Who knows if the former seventh-round pick in 2014 even remembers it? Will he even want to watch a replay of it?

We’ve seen it enough times to never want to watch it again. And we’re hoping the suspension given to Scheifele will deter another player from taking a 190-foot run at an opponent and making a split-second decision that could lead to something even worse than a concussion.

Not to minimize what Evans has been through, but a hit like that could’ve killed him. Thankfully, he avoided a trip to the hospital, but this is his third documented concussion since September of 2018, and that is a horrible reality to consider.

“Any concussion—it can be a worry,” Ducharme said. “When it affects the brain, obviously (it’s concerning). You can have one, and it’s one too many. So, you never want to see that.”

Jeff Marek and Elliotte Friedman talk to a lot of people around the hockey world, and then they tell listeners all about what they’ve heard and what they think about it.

Evans’ teammates were shocked and angered after watching it.

Defenceman Joel Edmundson, who was following the play up ice, said after the game of Scheifele, “If he gets back in the series, we’re going to make his life miserable.”

Ducharme came back on those comments Thursday, saying, “What Joel meant to say is we’ll be in his face and we’ll be hard on him, but within the rules.”

Edmundson’s partner, Jeff Petry, said the Canadiens would like to achieve three more wins before it even comes to that.

“Obviously, we all know what happened last night, and we all know the best way to get back at them for that is to win the series,” Petry said. “So, our focus is to make sure that we’re playing the right way, the way we’ve played the last (four) games and make them pay that way.”

Evans, who played a considerable role in helping the Canadiens close out the Toronto Maple Leafs in Round 1 after falling behind 3-1 in the series, is likely to be replaced by Artturi Lehkonen, who’s also coming off a concussion, which was suffered in Game 3 against Toronto.

Though that’s not likely to be confirmed by Ducharme prior to Friday’s Game 2, the 25-year-old Finn has been cleared to return and is a natural fit in the spot Evans was occupying next to Phillip Danault and Brendan Gallagher.

“I think both those guys bring energy,” said Petry. “They’re in on the forecheck.

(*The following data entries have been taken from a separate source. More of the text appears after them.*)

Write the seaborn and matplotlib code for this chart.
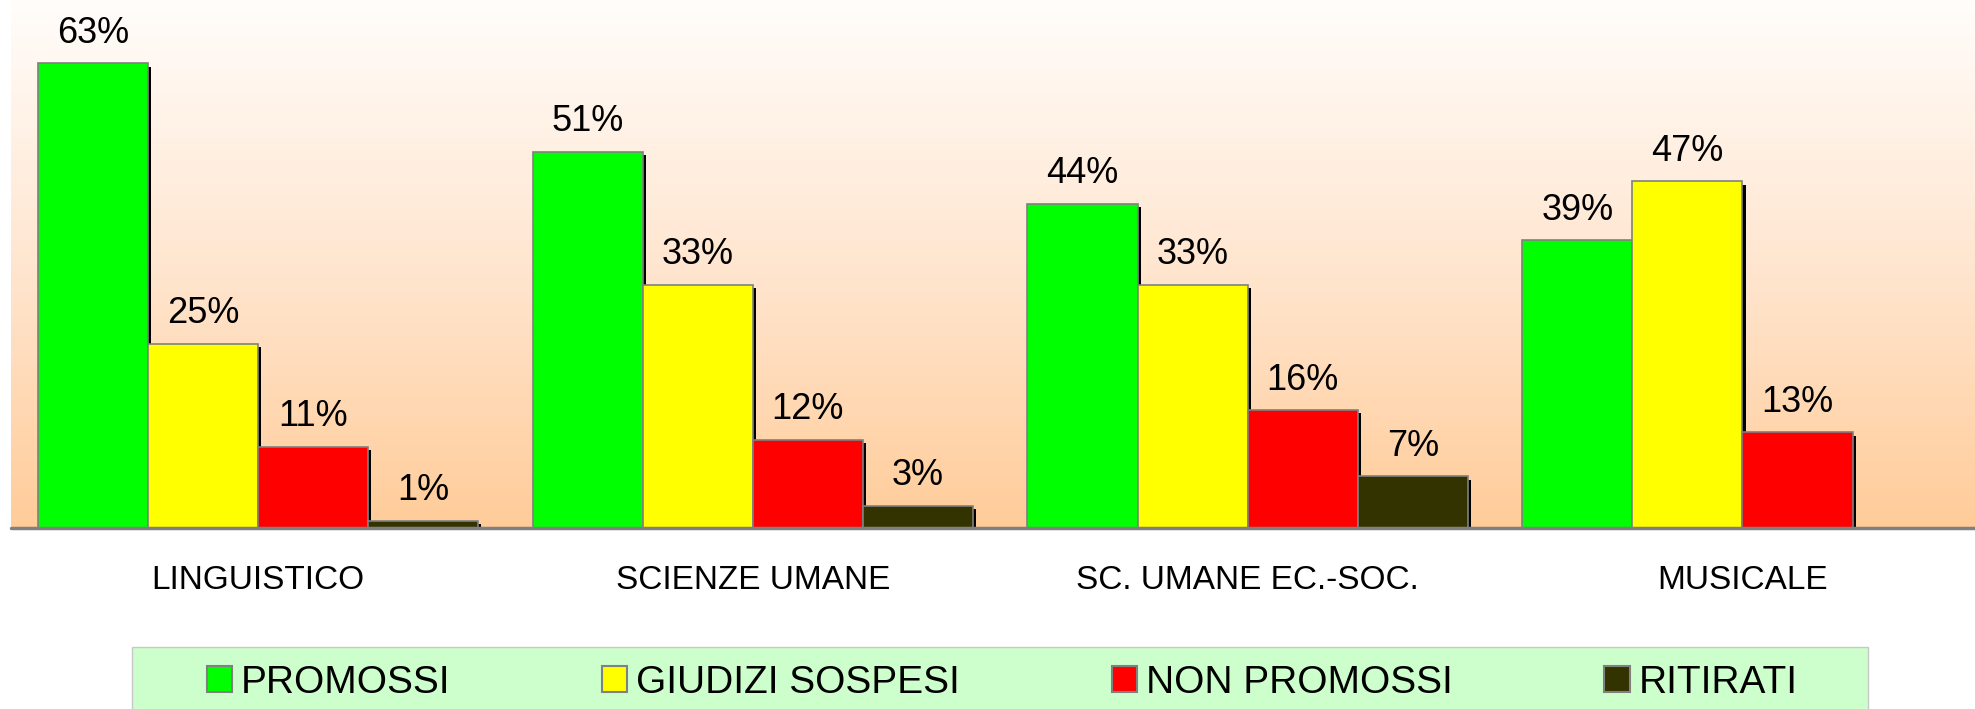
import numpy as np
import pandas as pd
import matplotlib
matplotlib.use("Agg")
import matplotlib.pyplot as plt
import matplotlib.patheffects as pe
from matplotlib.colors import LinearSegmentedColormap
from matplotlib.patches import Patch, Rectangle
import seaborn as sns

# dati
indirizzi = ['LINGUISTICO', 'SCIENZE UMANE', 'SC. UMANE EC.-SOC.', 'MUSICALE']
esiti = ['PROMOSSI', 'GIUDIZI SOSPESI', 'NON PROMOSSI', 'RITIRATI']
promossi = [63, 51, 44, 39]
giudizi_sospesi = [25, 33, 33, 47]
non_promossi = [11, 12, 16, 13]
ritirati = [1, 3, 7, np.nan]
colori = ['#00FF00', '#FFFF00', '#FF0000', '#333300']


def grafico_esiti(save_path='out.png'):
    sns.set_style('white')
    plt.rcParams['font.family'] = ['Liberation Sans', 'DejaVu Sans']
    plt.rcParams['text.color'] = 'black'
    plt.rcParams['xtick.color'] = 'black'

    df = pd.DataFrame({'indirizzo': indirizzi * 4,
                       'esito': np.repeat(esiti, len(indirizzi)),
                       'valore': promossi + giudizi_sospesi + non_promossi + ritirati})

    fig = plt.figure(figsize=(19.75, 7.09), dpi=100)
    ax = fig.add_axes([0.0054, 0.2553, 0.9946, 0.7447])

    ombra = [pe.withSimplePatchShadow(offset=(2.2, -2.5), shadow_rgbFace='black', alpha=1)]
    sns.barplot(data=df, x='indirizzo', y='valore', hue='esito', order=indirizzi,
                hue_order=esiti, palette=colori, saturation=1, width=0.89, errorbar=None,
                edgecolor='#808080', linewidth=1.2, legend=False, ax=ax)
    for cont in ax.containers:
        for bar in cont:
            bar.set_path_effects(ombra)
        ax.bar_label(cont, fmt='%d%%', padding=9, fontsize=26, color='black')

    xlim = (-0.5, 3.47)
    ylim = (0, 71.6)
    # sfondo sfumato
    cmap = LinearSegmentedColormap.from_list('sfondo', ['#FFCC99', '#FFE6D0', '#FFFDFB'])
    grad = np.linspace(0, 1, 256).reshape(-1, 1)
    ax.imshow(grad, extent=[xlim[0], xlim[1], ylim[0], ylim[1]], origin='lower',
              aspect='auto', cmap=cmap, zorder=0)
    ax.set_xlim(*xlim)
    ax.set_ylim(*ylim)
    ax.axhline(0, color='#808080', lw=2.5, clip_on=False, zorder=5)

    for s in ax.spines.values():
        s.set_visible(False)
    ax.set_yticks([])
    ax.set_xlabel('')
    ax.set_ylabel('')
    ax.tick_params(axis='x', length=0, pad=27, labelsize=24, labelcolor='black')

    # legenda
    fig.add_artist(Rectangle((0.0668, -0.01), 0.879, 0.0974, transform=fig.transFigure,
                             facecolor='#CCFFCC', edgecolor='#C8C8C8', lw=1))
    handles = [Patch(facecolor=c, edgecolor='#808080', lw=1.5) for c in colori]
    fig.legend(handles, esiti, loc='center', bbox_to_anchor=(0.5074, 0.0367), ncol=4,
               frameon=False, fontsize=28, handlelength=0.65, handleheight=0.65,
               handletextpad=0.23, columnspacing=3.9, labelcolor='black')

    fig.savefig(save_path, dpi=100)
    plt.close(fig)


if __name__ == "__main__":
    grafico_esiti('out.png')
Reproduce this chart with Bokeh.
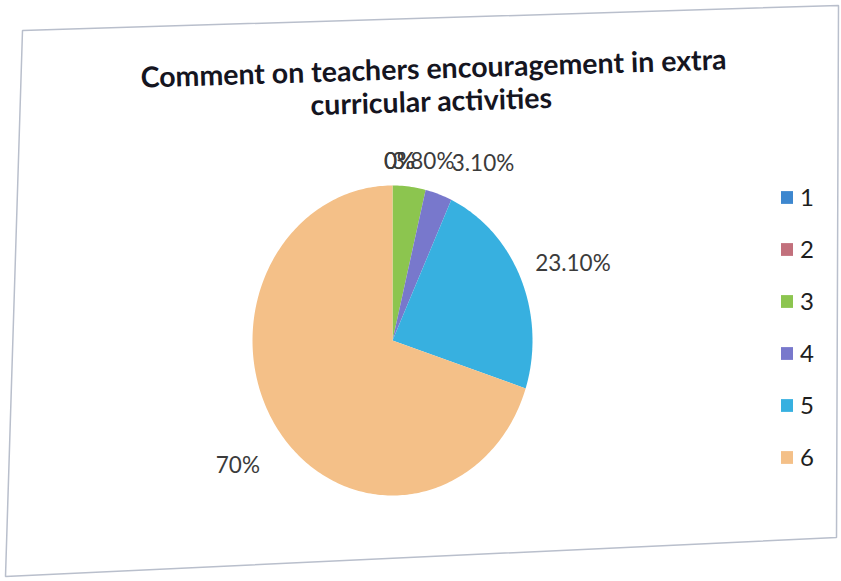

Art’s a good PK guy, he’s a guy that we rely on on the PK, a guy that’s in on the forecheck and responsible defensively. So, a lot of similarities between him and Jake.”

The Jets may have a similar player to Scheifele in Pierre-Luc Dubois, but there’s no minimizing the loss of their top centre for the next four games. Even if Petry said they’ll approach them defensively as they would if Scheifele were playing, Winnipeg’s varied attack has been dealt a significant blow—especially with centre Paul Stastny too hurt to play Game 1 and questionable for Game 2.

There’s no doubt Scheifele regrets this. It was obvious as he was escorted off the ice and was caught peering back at the damage he had caused.

“I think his reaction immediately was knowing that he made a mistake, and it’s a bad hit,” said Canadiens forward Paul Byron. “I don’t think you consciously go in to hit a guy to hurt someone, but at the same time you have to own up to your actions. You’re responsible. It doesn’t matter if a guy’s in a vulnerable position or not; you control your actions, control what you do and how you finish your checks and, regardless of the regret, you need to own up to what you do and be responsible and take accountability for it.”